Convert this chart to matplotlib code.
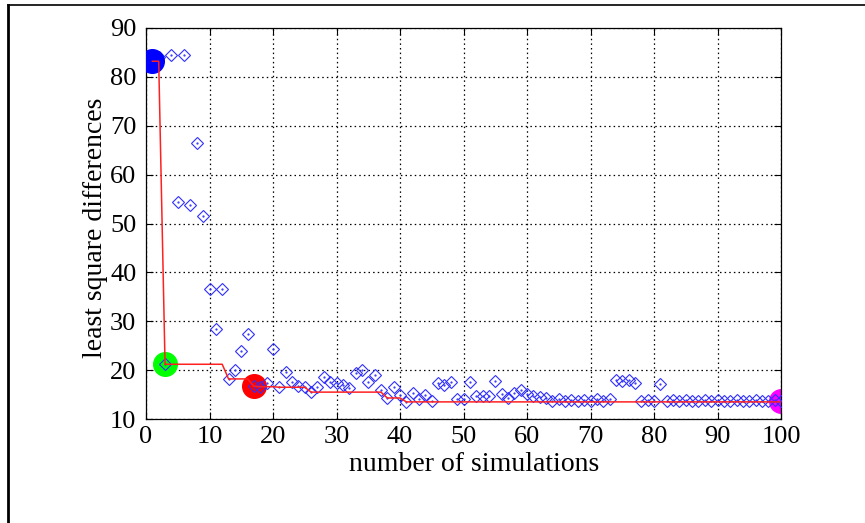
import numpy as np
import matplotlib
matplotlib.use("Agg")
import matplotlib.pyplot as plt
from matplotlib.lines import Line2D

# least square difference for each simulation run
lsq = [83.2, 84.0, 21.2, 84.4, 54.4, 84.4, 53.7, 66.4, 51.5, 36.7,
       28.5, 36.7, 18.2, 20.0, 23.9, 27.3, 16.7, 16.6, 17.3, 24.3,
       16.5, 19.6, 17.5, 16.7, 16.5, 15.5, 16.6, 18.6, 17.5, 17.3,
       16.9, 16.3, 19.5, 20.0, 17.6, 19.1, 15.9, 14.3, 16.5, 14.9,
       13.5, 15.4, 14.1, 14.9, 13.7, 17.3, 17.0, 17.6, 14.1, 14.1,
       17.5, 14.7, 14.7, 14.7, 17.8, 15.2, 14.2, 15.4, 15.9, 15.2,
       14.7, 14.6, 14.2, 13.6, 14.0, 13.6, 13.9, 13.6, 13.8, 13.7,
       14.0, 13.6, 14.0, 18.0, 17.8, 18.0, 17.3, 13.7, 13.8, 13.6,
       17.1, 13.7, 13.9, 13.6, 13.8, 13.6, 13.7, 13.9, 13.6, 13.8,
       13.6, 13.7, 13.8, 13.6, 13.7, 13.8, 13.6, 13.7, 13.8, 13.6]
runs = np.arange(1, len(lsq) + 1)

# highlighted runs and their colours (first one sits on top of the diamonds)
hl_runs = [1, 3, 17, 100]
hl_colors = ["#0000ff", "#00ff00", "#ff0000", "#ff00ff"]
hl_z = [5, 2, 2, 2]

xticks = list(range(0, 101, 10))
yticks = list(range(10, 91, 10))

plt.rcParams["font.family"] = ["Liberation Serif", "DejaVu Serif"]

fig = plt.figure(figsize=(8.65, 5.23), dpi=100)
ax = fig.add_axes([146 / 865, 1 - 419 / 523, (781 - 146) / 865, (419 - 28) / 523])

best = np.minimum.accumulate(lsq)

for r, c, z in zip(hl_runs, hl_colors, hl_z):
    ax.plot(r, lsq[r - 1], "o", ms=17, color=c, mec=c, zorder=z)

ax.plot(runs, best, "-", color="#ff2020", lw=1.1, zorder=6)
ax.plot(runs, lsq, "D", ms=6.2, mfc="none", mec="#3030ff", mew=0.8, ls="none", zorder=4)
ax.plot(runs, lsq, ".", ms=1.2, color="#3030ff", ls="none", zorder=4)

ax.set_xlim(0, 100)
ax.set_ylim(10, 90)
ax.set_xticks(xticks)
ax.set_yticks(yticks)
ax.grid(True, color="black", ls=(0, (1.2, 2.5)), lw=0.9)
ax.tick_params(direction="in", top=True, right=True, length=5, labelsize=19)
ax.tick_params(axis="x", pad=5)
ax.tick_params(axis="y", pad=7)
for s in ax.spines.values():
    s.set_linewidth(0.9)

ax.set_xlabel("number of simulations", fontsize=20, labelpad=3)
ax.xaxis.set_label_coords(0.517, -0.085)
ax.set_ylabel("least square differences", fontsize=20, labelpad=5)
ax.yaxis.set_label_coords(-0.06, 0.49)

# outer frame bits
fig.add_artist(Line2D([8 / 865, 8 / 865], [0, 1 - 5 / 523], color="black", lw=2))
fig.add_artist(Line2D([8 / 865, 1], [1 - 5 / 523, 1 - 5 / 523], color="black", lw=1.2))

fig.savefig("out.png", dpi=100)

====

Calculate how many lines of the material include the string "matplotlib", and state that number by itself.

5